--- START ---

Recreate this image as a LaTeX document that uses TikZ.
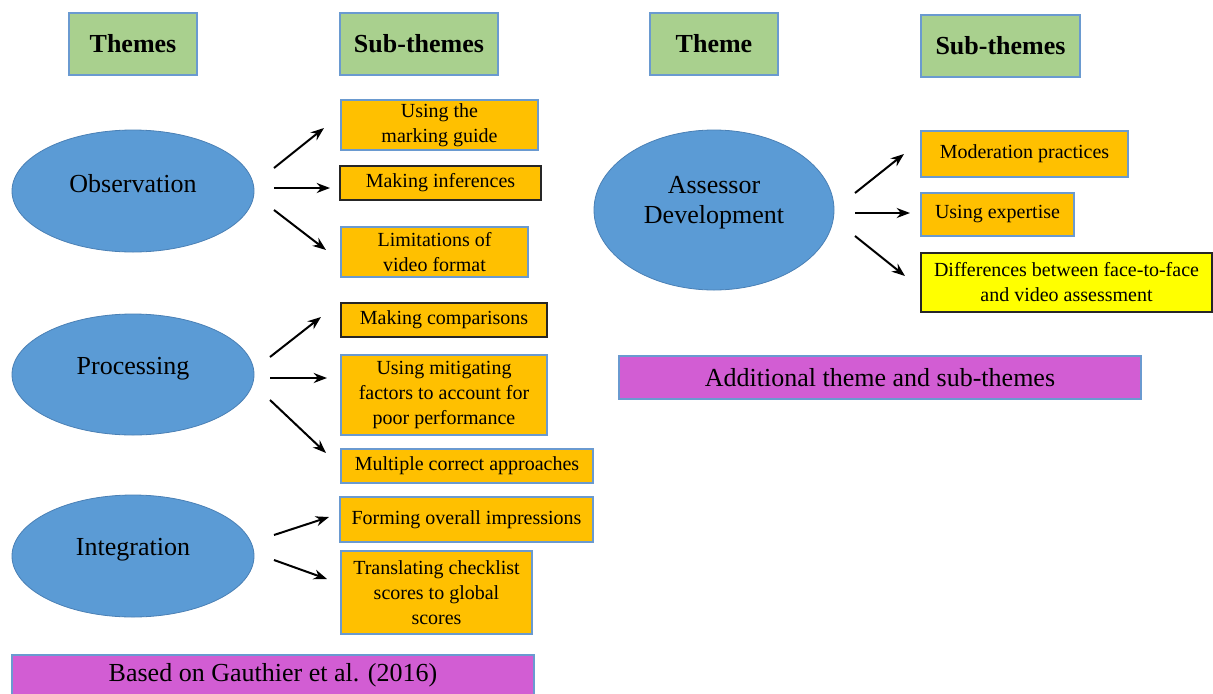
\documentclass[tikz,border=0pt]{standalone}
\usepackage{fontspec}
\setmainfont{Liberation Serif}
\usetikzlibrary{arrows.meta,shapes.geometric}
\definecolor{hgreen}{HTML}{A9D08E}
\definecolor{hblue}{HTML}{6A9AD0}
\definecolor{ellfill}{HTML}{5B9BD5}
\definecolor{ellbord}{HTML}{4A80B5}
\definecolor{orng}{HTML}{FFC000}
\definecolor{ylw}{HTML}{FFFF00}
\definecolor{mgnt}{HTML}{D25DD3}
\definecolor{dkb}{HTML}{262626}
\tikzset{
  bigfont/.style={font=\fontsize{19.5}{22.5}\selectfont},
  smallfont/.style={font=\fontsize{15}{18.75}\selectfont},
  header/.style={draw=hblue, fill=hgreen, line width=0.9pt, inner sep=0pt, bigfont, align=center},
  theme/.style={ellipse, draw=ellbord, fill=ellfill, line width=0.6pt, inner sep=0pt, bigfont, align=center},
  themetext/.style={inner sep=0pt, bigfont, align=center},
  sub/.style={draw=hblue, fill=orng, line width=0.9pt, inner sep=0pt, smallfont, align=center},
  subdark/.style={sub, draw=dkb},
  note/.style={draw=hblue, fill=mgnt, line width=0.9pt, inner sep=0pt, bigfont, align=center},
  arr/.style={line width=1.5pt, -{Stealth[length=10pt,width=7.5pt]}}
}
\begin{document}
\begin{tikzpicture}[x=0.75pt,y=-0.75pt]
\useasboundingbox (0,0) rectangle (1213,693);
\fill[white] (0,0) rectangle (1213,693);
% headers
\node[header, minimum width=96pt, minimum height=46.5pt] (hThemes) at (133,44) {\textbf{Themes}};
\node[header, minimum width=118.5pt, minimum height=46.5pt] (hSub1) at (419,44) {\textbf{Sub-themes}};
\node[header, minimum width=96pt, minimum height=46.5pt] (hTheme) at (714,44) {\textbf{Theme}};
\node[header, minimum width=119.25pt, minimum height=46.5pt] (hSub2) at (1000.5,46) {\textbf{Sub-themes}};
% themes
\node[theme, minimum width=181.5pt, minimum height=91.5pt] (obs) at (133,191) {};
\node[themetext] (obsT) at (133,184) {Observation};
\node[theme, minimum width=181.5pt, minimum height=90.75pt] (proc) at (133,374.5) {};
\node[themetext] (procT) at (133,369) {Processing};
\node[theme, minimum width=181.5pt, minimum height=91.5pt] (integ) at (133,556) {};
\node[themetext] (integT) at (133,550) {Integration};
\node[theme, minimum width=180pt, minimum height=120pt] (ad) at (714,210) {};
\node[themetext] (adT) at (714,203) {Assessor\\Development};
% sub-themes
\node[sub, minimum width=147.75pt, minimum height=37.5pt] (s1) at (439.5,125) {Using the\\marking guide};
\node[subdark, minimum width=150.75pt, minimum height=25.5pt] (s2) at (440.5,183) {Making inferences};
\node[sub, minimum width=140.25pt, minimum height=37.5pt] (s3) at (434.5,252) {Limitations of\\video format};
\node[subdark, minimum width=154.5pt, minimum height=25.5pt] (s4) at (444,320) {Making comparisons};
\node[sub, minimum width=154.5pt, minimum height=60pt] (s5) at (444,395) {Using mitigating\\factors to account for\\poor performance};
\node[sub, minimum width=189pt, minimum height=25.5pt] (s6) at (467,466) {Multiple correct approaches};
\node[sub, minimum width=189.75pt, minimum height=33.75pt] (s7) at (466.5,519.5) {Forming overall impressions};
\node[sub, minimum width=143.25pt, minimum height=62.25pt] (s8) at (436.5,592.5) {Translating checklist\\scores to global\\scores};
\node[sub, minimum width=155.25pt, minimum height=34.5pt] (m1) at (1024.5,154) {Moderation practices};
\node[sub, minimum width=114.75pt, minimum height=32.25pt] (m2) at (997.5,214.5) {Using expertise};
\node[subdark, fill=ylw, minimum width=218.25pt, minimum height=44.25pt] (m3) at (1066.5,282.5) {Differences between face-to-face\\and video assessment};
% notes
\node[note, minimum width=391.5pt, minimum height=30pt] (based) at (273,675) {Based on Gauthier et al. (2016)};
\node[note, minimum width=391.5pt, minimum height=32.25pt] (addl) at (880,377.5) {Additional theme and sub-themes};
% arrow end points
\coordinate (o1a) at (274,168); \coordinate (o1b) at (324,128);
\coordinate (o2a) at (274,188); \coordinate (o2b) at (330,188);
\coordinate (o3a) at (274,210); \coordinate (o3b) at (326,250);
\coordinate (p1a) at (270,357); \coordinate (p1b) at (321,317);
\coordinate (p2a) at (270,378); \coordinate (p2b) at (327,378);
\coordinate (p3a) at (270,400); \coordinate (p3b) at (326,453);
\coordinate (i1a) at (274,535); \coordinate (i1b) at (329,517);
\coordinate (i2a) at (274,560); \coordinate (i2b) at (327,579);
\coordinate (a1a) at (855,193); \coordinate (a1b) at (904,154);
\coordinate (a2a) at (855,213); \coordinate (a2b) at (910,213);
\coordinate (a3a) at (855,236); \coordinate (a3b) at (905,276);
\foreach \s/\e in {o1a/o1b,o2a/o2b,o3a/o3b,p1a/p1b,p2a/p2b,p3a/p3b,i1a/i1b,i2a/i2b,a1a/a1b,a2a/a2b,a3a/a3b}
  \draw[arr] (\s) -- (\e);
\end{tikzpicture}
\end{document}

--- END ---

• **Request**
Without the pictures, repeat the listing above exactly.

• **Response to the exercise**
Recreate this image as a LaTeX document that uses TikZ.
\documentclass[tikz,border=0pt]{standalone}
\usepackage{fontspec}
\setmainfont{Liberation Serif}
\usetikzlibrary{arrows.meta,shapes.geometric}
\definecolor{hgreen}{HTML}{A9D08E}
\definecolor{hblue}{HTML}{6A9AD0}
\definecolor{ellfill}{HTML}{5B9BD5}
\definecolor{ellbord}{HTML}{4A80B5}
\definecolor{orng}{HTML}{FFC000}
\definecolor{ylw}{HTML}{FFFF00}
\definecolor{mgnt}{HTML}{D25DD3}
\definecolor{dkb}{HTML}{262626}
\tikzset{
  bigfont/.style={font=\fontsize{19.5}{22.5}\selectfont},
  smallfont/.style={font=\fontsize{15}{18.75}\selectfont},
  header/.style={draw=hblue, fill=hgreen, line width=0.9pt, inner sep=0pt, bigfont, align=center},
  theme/.style={ellipse, draw=ellbord, fill=ellfill, line width=0.6pt, inner sep=0pt, bigfont, align=center},
  themetext/.style={inner sep=0pt, bigfont, align=center},
  sub/.style={draw=hblue, fill=orng, line width=0.9pt, inner sep=0pt, smallfont, align=center},
  subdark/.style={sub, draw=dkb},
  note/.style={draw=hblue, fill=mgnt, line width=0.9pt, inner sep=0pt, bigfont, align=center},
  arr/.style={line width=1.5pt, -{Stealth[length=10pt,width=7.5pt]}}
}
\begin{document}
\begin{tikzpicture}[x=0.75pt,y=-0.75pt]
\useasboundingbox (0,0) rectangle (1213,693);
\fill[white] (0,0) rectangle (1213,693);
% headers
\node[header, minimum width=96pt, minimum height=46.5pt] (hThemes) at (133,44) {\textbf{Themes}};
\node[header, minimum width=118.5pt, minimum height=46.5pt] (hSub1) at (419,44) {\textbf{Sub-themes}};
\node[header, minimum width=96pt, minimum height=46.5pt] (hTheme) at (714,44) {\textbf{Theme}};
\node[header, minimum width=119.25pt, minimum height=46.5pt] (hSub2) at (1000.5,46) {\textbf{Sub-themes}};
% themes
\node[theme, minimum width=181.5pt, minimum height=91.5pt] (obs) at (133,191) {};
\node[themetext] (obsT) at (133,184) {Observation};
\node[theme, minimum width=181.5pt, minimum height=90.75pt] (proc) at (133,374.5) {};
\node[themetext] (procT) at (133,369) {Processing};
\node[theme, minimum width=181.5pt, minimum height=91.5pt] (integ) at (133,556) {};
\node[themetext] (integT) at (133,550) {Integration};
\node[theme, minimum width=180pt, minimum height=120pt] (ad) at (714,210) {};
\node[themetext] (adT) at (714,203) {Assessor\\Development};
% sub-themes
\node[sub, minimum width=147.75pt, minimum height=37.5pt] (s1) at (439.5,125) {Using the\\marking guide};
\node[subdark, minimum width=150.75pt, minimum height=25.5pt] (s2) at (440.5,183) {Making inferences};
\node[sub, minimum width=140.25pt, minimum height=37.5pt] (s3) at (434.5,252) {Limitations of\\video format};
\node[subdark, minimum width=154.5pt, minimum height=25.5pt] (s4) at (444,320) {Making comparisons};
\node[sub, minimum width=154.5pt, minimum height=60pt] (s5) at (444,395) {Using mitigating\\factors to account for\\poor performance};
\node[sub, minimum width=189pt, minimum height=25.5pt] (s6) at (467,466) {Multiple correct approaches};
\node[sub, minimum width=189.75pt, minimum height=33.75pt] (s7) at (466.5,519.5) {Forming overall impressions};
\node[sub, minimum width=143.25pt, minimum height=62.25pt] (s8) at (436.5,592.5) {Translating checklist\\scores to global\\scores};
\node[sub, minimum width=155.25pt, minimum height=34.5pt] (m1) at (1024.5,154) {Moderation practices};
\node[sub, minimum width=114.75pt, minimum height=32.25pt] (m2) at (997.5,214.5) {Using expertise};
\node[subdark, fill=ylw, minimum width=218.25pt, minimum height=44.25pt] (m3) at (1066.5,282.5) {Differences between face-to-face\\and video assessment};
% notes
\node[note, minimum width=391.5pt, minimum height=30pt] (based) at (273,675) {Based on Gauthier et al. (2016)};
\node[note, minimum width=391.5pt, minimum height=32.25pt] (addl) at (880,377.5) {Additional theme and sub-themes};
% arrow end points
\coordinate (o1a) at (274,168); \coordinate (o1b) at (324,128);
\coordinate (o2a) at (274,188); \coordinate (o2b) at (330,188);
\coordinate (o3a) at (274,210); \coordinate (o3b) at (326,250);
\coordinate (p1a) at (270,357); \coordinate (p1b) at (321,317);
\coordinate (p2a) at (270,378); \coordinate (p2b) at (327,378);
\coordinate (p3a) at (270,400); \coordinate (p3b) at (326,453);
\coordinate (i1a) at (274,535); \coordinate (i1b) at (329,517);
\coordinate (i2a) at (274,560); \coordinate (i2b) at (327,579);
\coordinate (a1a) at (855,193); \coordinate (a1b) at (904,154);
\coordinate (a2a) at (855,213); \coordinate (a2b) at (910,213);
\coordinate (a3a) at (855,236); \coordinate (a3b) at (905,276);
\foreach \s/\e in {o1a/o1b,o2a/o2b,o3a/o3b,p1a/p1b,p2a/p2b,p3a/p3b,i1a/i1b,i2a/i2b,a1a/a1b,a2a/a2b,a3a/a3b}
  \draw[arr] (\s) -- (\e);
\end{tikzpicture}
\end{document}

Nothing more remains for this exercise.